Entre as duas figuras havia uma semelhança surpreendente. Analisando-as, Mandelbrot descobriu um novo tipo de simetria: a simetria entre escalas. Sendo cada variação independente e aleatória, as curvas das variações diárias apresentavam um aspecto semelhante ao das curvas mensais. Esta constatação contrariava a convicção de que as variações de pequena escala eram apenas ruído e que nada tinham a ver com os movimentos de longo prazo, determinados pela evolução global da economia. O que Mandelbrot demonstrou foi que o grau de variação se manteve constante ao longo de sessenta anos, durante os quais ocorreram, por exemplo, duas guerras mundiais e uma profunda crise económica.
Sendo, por opção, um "nómada"
interdisciplinar, Benoit Mandelbrot dedicou-se em seguida a assuntos
tão diversos como a distribuição das palavras,
a teoria dos jogos, a distribuição de grandes e
pequenas cidades, os ruídos nos fios telefónicos
ou as cheias do Nilo. Em cada um destes domínios divergentes
encontrou a auto-semelhança entre escalas. A nova geometria,
que só ganhou um nome em 1975, quando Mandelbrot encontrou
o adjectivo fractus num dicionário de latim e lhe
pareceu que fractal seria uma denominação
apropriada, tanto pode ser encontrada em figuras criadas pela
mente humana (como a curva de Koch ou o conjunto de Cantor) como
na realidade (dois bons exemplos são os contornos de uma
linha costeira e o sistema circulatório).
O fractal mais conhecido como tal deve ser o conjunto de Mandelbrot. Trata-se de uma representação gráfica no plano complexo, originada por uma função recursiva tão simples como z z2 + c (sendo z e c número complexos, naturalmente). Pela sua aplicação repetida só há dois limites possíveis: ou converge para zero ou diverge para o infinito. Para traçar o conjunto, basta marcar a negro os pontos que correspondem aos z iniciais para os quais a função tende para zero, deixando os restantes a branco ou numa gradação de cores de acordo com a rapidez com que aumentam de valor. Mas a simplicidade termina aqui. Descobrir as formas que a fronteira do conjunto de Mandelbrot encerra é quase como desbravar as costas de um novo continente - e o exagero é puramente aparente, porque ampliam-se de tal forma parte do conjunto, para descobrir os seus detalhes, que se se observasse o conjunto completo a essa ampliação, este seria maior que o sistema solar!

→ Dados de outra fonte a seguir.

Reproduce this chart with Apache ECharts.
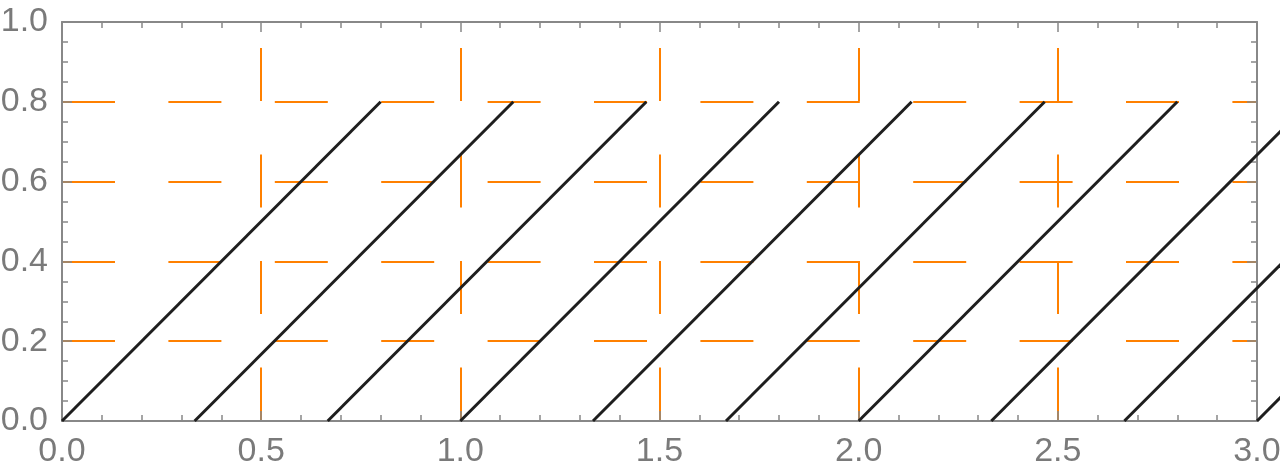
<!DOCTYPE html>
<html><head><meta charset="utf-8">
<script src="https://cdn.jsdelivr.net/npm/echarts@6/dist/echarts.min.js"></script>
<style>html,body{margin:0;padding:0;background:#fff}#c{width:1280px;height:469px}</style>
</head><body><div id="c"></div>
<script>
// Data
const segStartX = [0, 0.333, 0.667, 1.0, 1.333, 1.667, 2.0, 2.333, 2.667, 3.0];
const segEndX   = [0.8, 1.133, 1.467, 1.8, 2.133, 2.467, 2.8, 3.133, 3.467, 3.8];
const segStartY = [0, 0, 0, 0, 0, 0, 0, 0, 0, 0];
const segEndY   = [0.8, 0.8, 0.8, 0.8, 0.8, 0.8, 0.8, 0.8, 0.8, 0.8];
const xRange = [0, 3];
const yRange = [0, 1];
const xTickStep = 0.5;
const yTickStep = 0.2;

const frameColor = '#888888';
const labelColor = '#7a7a7a';
const gridColor = '#ff8000';

const chart = echarts.init(document.getElementById('c'), null, {renderer: 'canvas'});

function frameAxis(base, showLabels, minorSplit) {
  return Object.assign({
    type: 'value',
    z: 1,
    axisLine: {show: true, onZero: false, lineStyle: {color: frameColor, width: 2}},
    axisTick: {show: true, inside: true, length: 10, lineStyle: {color: frameColor, width: 1.5}},
    minorTick: {show: true, splitNumber: minorSplit, length: 6, lineStyle: {color: frameColor, width: 1.5}},
    splitLine: {show: false},
    axisLabel: showLabels ? {
      show: true, color: labelColor, fontSize: 34, fontFamily: 'Liberation Sans, Arial, sans-serif',
      margin: 14, showMinLabel: true, showMaxLabel: true, hideOverlap: false,
      formatter: v => v.toFixed(1)
    } : {show: false}
  }, base);
}

const segData = segStartX.map((x0, i) => [x0, segStartY[i], segEndX[i], segEndY[i]]);

chart.setOption({
  animation: false,
  backgroundColor: '#fff',
  grid: {left: 62, right: 23, top: 22, bottom: 48, containLabel: false, outerBoundsMode: 'none'},
  xAxis: [
    frameAxis({position: 'bottom', min: xRange[0], max: xRange[1], interval: xTickStep}, true, 5),
    frameAxis({position: 'top', min: xRange[0], max: xRange[1], interval: xTickStep}, false, 5),
    {type: 'value', position: 'bottom', min: xRange[0], max: xRange[1], interval: xTickStep, z: 0,
     axisLine: {show: false}, axisTick: {show: false}, axisLabel: {show: false},
     splitLine: {show: true, showMinLine: false, showMaxLine: false,
       lineStyle: {color: gridColor, width: 2, type: [53, 53.5], dashOffset: 80.5}}}
  ],
  yAxis: [
    frameAxis({position: 'left', min: yRange[0], max: yRange[1], interval: yTickStep}, true, 4),
    frameAxis({position: 'right', min: yRange[0], max: yRange[1], interval: yTickStep}, false, 4),
    {type: 'value', position: 'left', min: yRange[0], max: yRange[1], interval: yTickStep, z: 0,
     axisLine: {show: false}, axisTick: {show: false}, axisLabel: {show: false},
     splitLine: {show: true, showMinLine: false, showMaxLine: false,
       lineStyle: {color: gridColor, width: 2, type: [53, 53.4], dashOffset: 0}}}
  ],
  series: [{
    type: 'custom',
    xAxisIndex: 0, yAxisIndex: 0,
    clip: false, silent: true, z: 3,
    data: segData,
    encode: {x: [0, 2], y: [1, 3]},
    renderItem: function (params, api) {
      const p0 = api.coord([api.value(0), api.value(1)]);
      const p1 = api.coord([api.value(2), api.value(3)]);
      return {
        type: 'line',
        shape: {x1: p0[0], y1: p0[1], x2: p1[0], y2: p1[1]},
        style: {stroke: '#1e1e1e', lineWidth: 3, lineCap: 'butt'}
      };
    }
  }]
});
</script></body></html>
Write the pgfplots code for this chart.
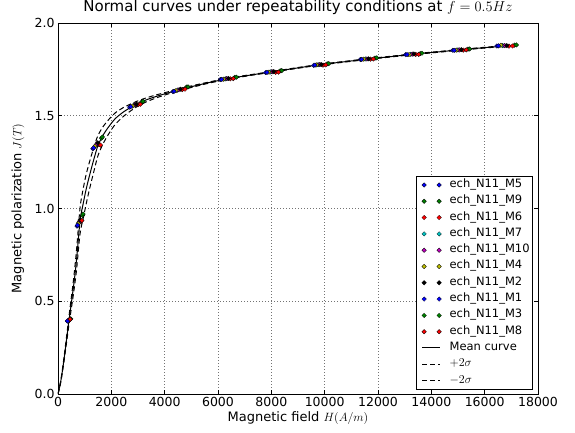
\documentclass[border=0pt]{standalone}
\usepackage{fontspec}
\setmainfont{DejaVu Sans}
\usepackage{pgfplots}
\usepackage{pgfplotstable}
\pgfplotsset{compat=1.18}

\definecolor{mb}{rgb}{0,0,1}
\definecolor{mg}{rgb}{0,0.5,0}
\definecolor{mr}{rgb}{1,0,0}
\definecolor{mc}{rgb}{0,0.75,0.75}
\definecolor{mm}{rgb}{0.75,0,0.75}
\definecolor{my}{rgb}{0.75,0.75,0}

% mean curve and +/- 2 sigma envelopes
\pgfplotstableread{
H mean plus minus
0 0 0 0
100 0.065 0.070 0.060
200 0.160 0.170 0.150
300 0.270 0.285 0.255
415 0.400 0.422 0.378
500 0.490 0.520 0.460
600 0.600 0.640 0.560
700 0.730 0.785 0.675
828 0.935 1.005 0.865
950 1.030 1.110 0.950
1050 1.100 1.180 1.020
1150 1.160 1.235 1.085
1250 1.215 1.285 1.145
1350 1.268 1.333 1.203
1488 1.335 1.390 1.280
1650 1.385 1.433 1.337
1800 1.420 1.462 1.378
1950 1.450 1.487 1.413
2150 1.485 1.516 1.454
2450 1.520 1.544 1.496
2750 1.547 1.565 1.529
2940 1.562 1.577 1.547
3300 1.585 1.596 1.574
3700 1.605 1.613 1.597
4100 1.622 1.628 1.616
4593 1.642 1.647 1.637
5100 1.660 1.664 1.656
5700 1.680 1.683 1.677
6390 1.700 1.703 1.697
7250 1.720 1.722 1.718
8090 1.738 1.740 1.736
8950 1.757 1.759 1.755
9870 1.776 1.778 1.774
10800 1.792 1.794 1.790
11645 1.806 1.808 1.804
12500 1.819 1.821 1.817
13345 1.832 1.834 1.830
14250 1.844 1.846 1.842
15123 1.856 1.858 1.854
16000 1.867 1.869 1.865
16825 1.877 1.879 1.875
17200 1.881 1.883 1.879
}\curves

\pgfplotstableread{
H J
350 0.393
715 0.905
1310 1.322
2690 1.546
4310 1.630
6090 1.695
7790 1.733
9590 1.772
11340 1.803
13040 1.829
14810 1.853
16460 1.876
}\mfive
\pgfplotstableread{
H J
467 0.404
918 0.963
1630 1.379
3140 1.575
4819 1.654
6630 1.707
8330 1.742
10094 1.780
11889 1.811
13589 1.836
15373 1.859
17117 1.881
}\mnine
\pgfplotstableread{
H J
431 0.400
855 0.930
1530 1.345
3000 1.560
4660 1.641
6462 1.699
8162 1.734
9937 1.773
11718 1.805
13418 1.831
15198 1.854
16913 1.875
}\msix
\pgfplotstableread{
H J
389 0.397
783 0.925
1417 1.341
2840 1.556
4480 1.638
6270 1.699
7970 1.736
9758 1.775
11523 1.806
13223 1.831
14998 1.855
16679 1.878
}\mseven
\pgfplotstableread{
H J
402 0.398
805 0.931
1452 1.347
2890 1.559
4536 1.640
6330 1.700
8030 1.737
9814 1.776
11584 1.806
13284 1.832
15060 1.855
16752 1.878
}\mten
\pgfplotstableread{
H J
376 0.395
760 0.918
1381 1.335
2790 1.552
4423 1.635
6210 1.697
7910 1.735
9702 1.774
11462 1.805
13162 1.830
14935 1.854
16606 1.880
}\mfour
\pgfplotstableread{
H J
415 0.399
828 0.938
1488 1.354
2940 1.562
4593 1.643
6390 1.701
8090 1.738
9870 1.776
11645 1.807
13345 1.833
15123 1.856
16825 1.878
}\mtwo
\pgfplotstableread{
H J
360 0.394
733 0.910
1338 1.327
2730 1.549
4355 1.632
6138 1.696
7838 1.734
9635 1.773
11389 1.804
13089 1.830
14860 1.853
16518 1.877
}\mone
\pgfplotstableread{
H J
480 0.405
940 0.970
1665 1.385
3190 1.578
4875 1.656
6690 1.708
8390 1.743
10150 1.781
11950 1.812
13650 1.837
15435 1.860
17190 1.882
}\mthree
\pgfplotstableread{
H J
454 0.403
895 0.935
1594 1.342
3090 1.562
4762 1.643
6570 1.700
8270 1.735
10038 1.774
11828 1.806
13528 1.831
15310 1.855
17044 1.876
}\meight

\pgfplotsset{
  pts/.style={only marks, mark=square*, mark size=1.6pt,
    mark options={rotate=45, fill=#1, draw=black, line width=0.3pt},
    legend image code/.code={\path (-3pt,0pt) (26pt,0pt);
      \draw[##1] plot coordinates {(2pt,0pt) (17pt,0pt)};}},
  crv/.style={black, line width=1pt, smooth, no marks,
    legend image code/.code={\path (-3pt,0pt) (26pt,0pt);
      \draw[##1] (0pt,0pt) -- (18pt,0pt);}},
}

\begin{document}
\begin{tikzpicture}
\path[use as bounding box] (-58pt,-39pt) rectangle (517pt,394pt);
\begin{axis}[
  at={(0,0)}, anchor=south west,
  scale only axis,
  width=480pt, height=371pt,
  xmin=0, xmax=18000, ymin=0, ymax=2,
  xtick={0,2000,...,18000},
  ytick={0,0.5,...,2},
  scaled x ticks=false,
  tick align=inside,
  major tick length=4pt,
  axis line style={line width=0.8pt},
  every tick/.style={black, line width=0.6pt},
  grid=major,
  major grid style={black!55, line width=0.5pt, dash pattern=on 1pt off 2pt},
  /pgf/number format/assume math mode=true,
  /pgf/number format/1000 sep={},
  xticklabel style={/pgf/number format/.cd, fixed, precision=0, 1000 sep={}},
  yticklabel style={/pgf/number format/.cd, fixed, fixed zerofill, precision=1},
  ticklabel style={font=\fontsize{12.5}{14}\selectfont},
  title={Normal curves under repeatability conditions at $f=0.5Hz$},
  title style={font=\fontsize{15}{17}\selectfont, at={(axis description cs:0.5,1)}, anchor=base, yshift=5.7pt},
  xlabel={Magnetic field $H(A/m)$},
  ylabel={Magnetic polarization $J(T)$},
  label style={font=\fontsize{13}{15}\selectfont},
  xlabel style={at={(axis description cs:0.5,-0.0647)}, anchor=center},
  ylabel style={at={(axis description cs:-0.0833,0.5)}, anchor=center},
  legend cell align=left,
  legend style={at={(1,0)}, anchor=south east, xshift=-5pt, yshift=4pt,
    draw=black, line width=0.8pt, fill=white,
    font=\fontsize{11.5}{13}\selectfont,
    row sep=4.3pt, inner xsep=2pt, inner ysep=3pt,
    nodes={inner sep=1pt, text height=7.5pt, text depth=2.5pt}},
]
\addplot[pts=mb] table[x=H, y=J] {\mfive};
\addlegendentry{ech\_N11\_M5}
\addplot[pts=mg] table[x=H, y=J] {\mnine};
\addlegendentry{ech\_N11\_M9}
\addplot[pts=mr] table[x=H, y=J] {\msix};
\addlegendentry{ech\_N11\_M6}
\addplot[pts=mc] table[x=H, y=J] {\mseven};
\addlegendentry{ech\_N11\_M7}
\addplot[pts=mm] table[x=H, y=J] {\mten};
\addlegendentry{ech\_N11\_M10}
\addplot[pts=my] table[x=H, y=J] {\mfour};
\addlegendentry{ech\_N11\_M4}
\addplot[pts=black] table[x=H, y=J] {\mtwo};
\addlegendentry{ech\_N11\_M2}
\addplot[pts=mb] table[x=H, y=J] {\mone};
\addlegendentry{ech\_N11\_M1}
\addplot[pts=mg] table[x=H, y=J] {\mthree};
\addlegendentry{ech\_N11\_M3}
\addplot[pts=mr] table[x=H, y=J] {\meight};
\addlegendentry{ech\_N11\_M8}
\addplot[crv] table[x=H, y=mean] {\curves};
\addlegendentry{Mean curve}
\addplot[crv, dash pattern=on 5pt off 3pt] table[x=H, y=plus] {\curves};
\addlegendentry{$+2\sigma$}
\addplot[crv, dash pattern=on 5pt off 3pt] table[x=H, y=minus] {\curves};
\addlegendentry{$-2\sigma$}
\end{axis}
\end{tikzpicture}
\end{document}
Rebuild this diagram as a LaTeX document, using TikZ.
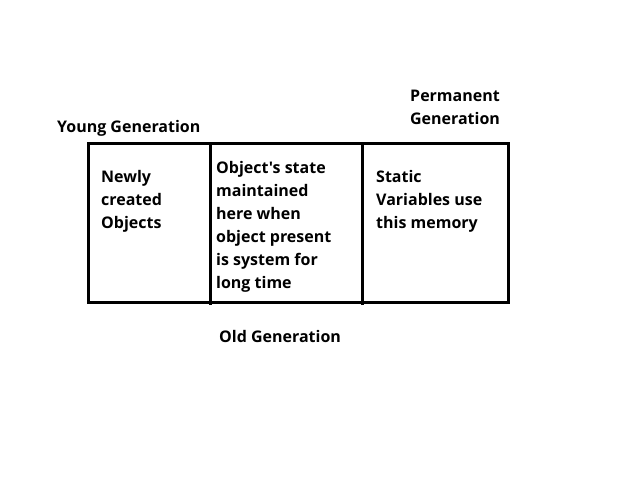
\documentclass[tikz,border=0pt]{standalone}
\usepackage{fontspec}
\setmainfont{Open Sans}[Ligatures=TeXOff]
\begin{document}
\begin{tikzpicture}[x=1pt,y=-1pt,
  lbl/.style={font=\bfseries\fontsize{16}{23}\selectfont, inner sep=0, align=left, anchor=base west},
  wall/.style={line width=3pt}]
\useasboundingbox (0,0) rectangle (627,501);
\coordinate (tl) at (88,143);
\coordinate (br) at (508,302);
\coordinate (d1t) at (210,143);
\coordinate (d1b) at (210,305);
\coordinate (d2t) at (362,143);
\coordinate (d2b) at (362,305);
\draw[wall] (tl) rectangle (br);
\draw[wall] (d1t) -- (d1b);
\draw[wall] (d2t) -- (d2b);
\node[lbl] (young) at (57,132) {Young Generation};
\node[lbl, align=center, anchor=base] (perm) at (455,124) {Permanent\\Generation};
\node[lbl] (new) at (101,228) {Newly\\created\\Objects};
\node[lbl] (old) at (216,288) {Object's state\\maintained\\here when\\object present\\is system for\\long time};
\node[lbl] (stat) at (376,228) {Static\\Variables use\\this memory};
\node[lbl] (oldgen) at (219,342) {Old Generation};
\end{tikzpicture}
\end{document}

E pelo meio de formas fascinantes que nos fazem lembrar cavalos marinhos, ondas ou plantas exóticas (a nossa imaginação é o único limite...) encontramos um número infinito de copias do próprio conjunto numa diversidade impressionante de escalas. É a auto-semelhança levada ao seu extremo mais belo, como se pode observar na figura 7.
A tradução matemática
desta complexidade geométrica é a introdução
de um conceito tão bizarro como o de que dimensão
de um fractal é fraccionária. A 'dimensão
fractal' (originalmente, dimensão de Hausdorf-Besicovitch)
traduz o grau de irregularidade de um fractal, sendo calculada
através de uma definição matemática.
Por exemplo, a dimensão fractal do Conjunto de Cantor é
0,6309
(log 2 / log 3), enquanto a da curva de Koch é 1,2619 (log
4 / log 3). Isto significa, por exemplo, que a curva de Koch,
por ser mais "enrugada", ocupa mais espaço do
que uma simples linha recta (dimensão 1), mas menos espaço
do que uma superfície (que tem dimensão 2).